> **TASK BRIEF**
Pictures aside, quote the whole listing exactly.

> **RECORDS TO PROCESS**
** start **

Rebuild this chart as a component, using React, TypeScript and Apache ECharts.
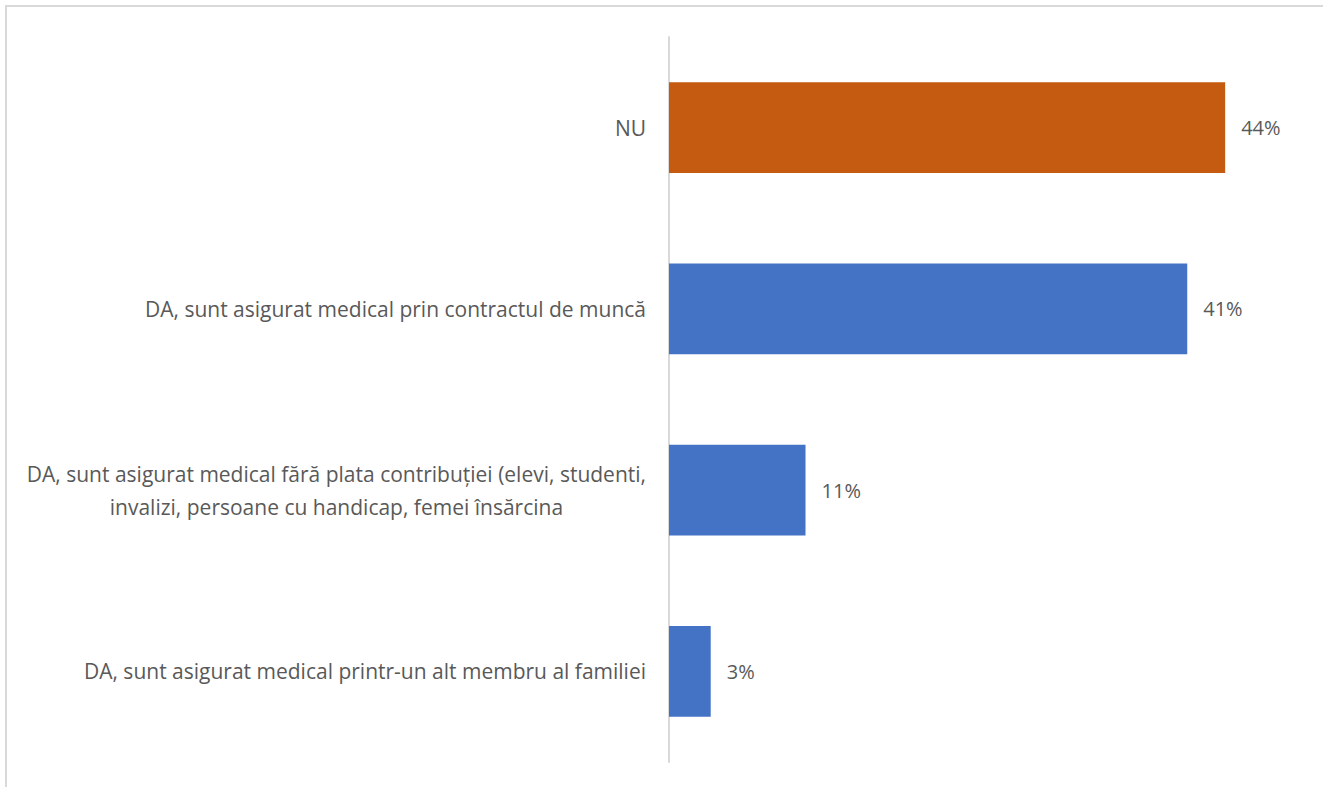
import React, { useEffect, useRef } from "react";
import * as echarts from "echarts";

const categories = [
  "NU",
  "DA, sunt asigurat medical prin contractul de muncă",
  "DA, sunt asigurat medical fără plata contribuției (elevi, studenti,\ninvalizi, persoane cu handicap, femei însărcina",
  "DA, sunt asigurat medical printr-un alt membru al familiei",
];
const values = [44, 41, 10.8, 3.3];
const barColors = ["#C55A11", "#4472C4", "#4472C4", "#4472C4"];

const FONT = "'Open Sans', 'Noto Sans', sans-serif";

export default function App() {
  const ref = useRef<HTMLDivElement>(null);
  useEffect(() => {
    if (!ref.current) return;
    const chart = echarts.init(ref.current, undefined, { renderer: "svg" });
    chart.setOption({
      animation: false,
      backgroundColor: "#ffffff",
      graphic: [
        {
          type: "rect",
          shape: { x: 6, y: 6, width: 1500, height: 1000 },
          style: { fill: "none", stroke: "#d9d9d9", lineWidth: 2 },
          silent: true,
        },
      ],
      grid: { left: 669, top: 37, height: 725, width: 632, containLabel: false },
      xAxis: {
        type: "value",
        min: 0,
        max: 50,
        show: false,
        splitLine: { show: false },
      },
      yAxis: {
        type: "category",
        inverse: true,
        data: categories,
        axisLine: { show: true, lineStyle: { color: "#d9d9d9", width: 2 } },
        axisTick: { show: false },
        axisLabel: {
          color: "#595959",
          fontFamily: FONT,
          fontSize: 21,
          margin: 23,
          lineHeight: 33,
          formatter: (v: string) => {
            const parts = v.split("\n");
            if (parts.length > 1) {
              return parts.map((p) => "{c|" + p + "}").join("\n");
            }
            return v;
          },
          rich: {
            c: {
              color: "#595959",
              fontFamily: FONT,
              fontSize: 21,
              lineHeight: 33,
              align: "center",
            },
          },
        },
      },
      series: [
        {
          type: "bar",
          barWidth: "50%",
          data: values.map((v, i) => ({ value: v, itemStyle: { color: barColors[i] } })),
          label: {
            show: true,
            position: "right",
            distance: 16,
            color: "#595959",
            fontFamily: FONT,
            fontSize: 20,
            formatter: (p: any) => Math.round(p.value) + "%",
          },
        },
      ],
    });
    return () => chart.dispose();
  }, []);
  return (
    <div
      ref={ref}
      style={{ position: "absolute", left: 0, top: 0, width: 1323, height: 787, background: "#fff" }}
    />
  );
}
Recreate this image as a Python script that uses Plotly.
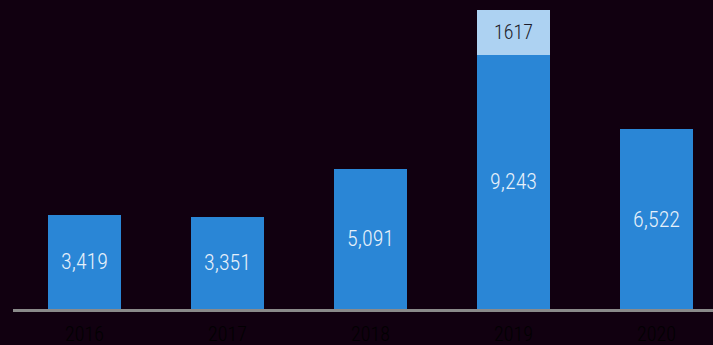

** end **

> **SOLUTION**
Rebuild this chart as a component, using React, TypeScript and Apache ECharts.
import React, { useEffect, useRef } from "react";
import * as echarts from "echarts";

const categories = [
  "NU",
  "DA, sunt asigurat medical prin contractul de muncă",
  "DA, sunt asigurat medical fără plata contribuției (elevi, studenti,\ninvalizi, persoane cu handicap, femei însărcina",
  "DA, sunt asigurat medical printr-un alt membru al familiei",
];
const values = [44, 41, 10.8, 3.3];
const barColors = ["#C55A11", "#4472C4", "#4472C4", "#4472C4"];

const FONT = "'Open Sans', 'Noto Sans', sans-serif";

export default function App() {
  const ref = useRef<HTMLDivElement>(null);
  useEffect(() => {
    if (!ref.current) return;
    const chart = echarts.init(ref.current, undefined, { renderer: "svg" });
    chart.setOption({
      animation: false,
      backgroundColor: "#ffffff",
      graphic: [
        {
          type: "rect",
          shape: { x: 6, y: 6, width: 1500, height: 1000 },
          style: { fill: "none", stroke: "#d9d9d9", lineWidth: 2 },
          silent: true,
        },
      ],
      grid: { left: 669, top: 37, height: 725, width: 632, containLabel: false },
      xAxis: {
        type: "value",
        min: 0,
        max: 50,
        show: false,
        splitLine: { show: false },
      },
      yAxis: {
        type: "category",
        inverse: true,
        data: categories,
        axisLine: { show: true, lineStyle: { color: "#d9d9d9", width: 2 } },
        axisTick: { show: false },
        axisLabel: {
          color: "#595959",
          fontFamily: FONT,
          fontSize: 21,
          margin: 23,
          lineHeight: 33,
          formatter: (v: string) => {
            const parts = v.split("\n");
            if (parts.length > 1) {
              return parts.map((p) => "{c|" + p + "}").join("\n");
            }
            return v;
          },
          rich: {
            c: {
              color: "#595959",
              fontFamily: FONT,
              fontSize: 21,
              lineHeight: 33,
              align: "center",
            },
          },
        },
      },
      series: [
        {
          type: "bar",
          barWidth: "50%",
          data: values.map((v, i) => ({ value: v, itemStyle: { color: barColors[i] } })),
          label: {
            show: true,
            position: "right",
            distance: 16,
            color: "#595959",
            fontFamily: FONT,
            fontSize: 20,
            formatter: (p: any) => Math.round(p.value) + "%",
          },
        },
      ],
    });
    return () => chart.dispose();
  }, []);
  return (
    <div
      ref={ref}
      style={{ position: "absolute", left: 0, top: 0, width: 1323, height: 787, background: "#fff" }}
    />
  );
}
Recreate this image as a Python script that uses Plotly.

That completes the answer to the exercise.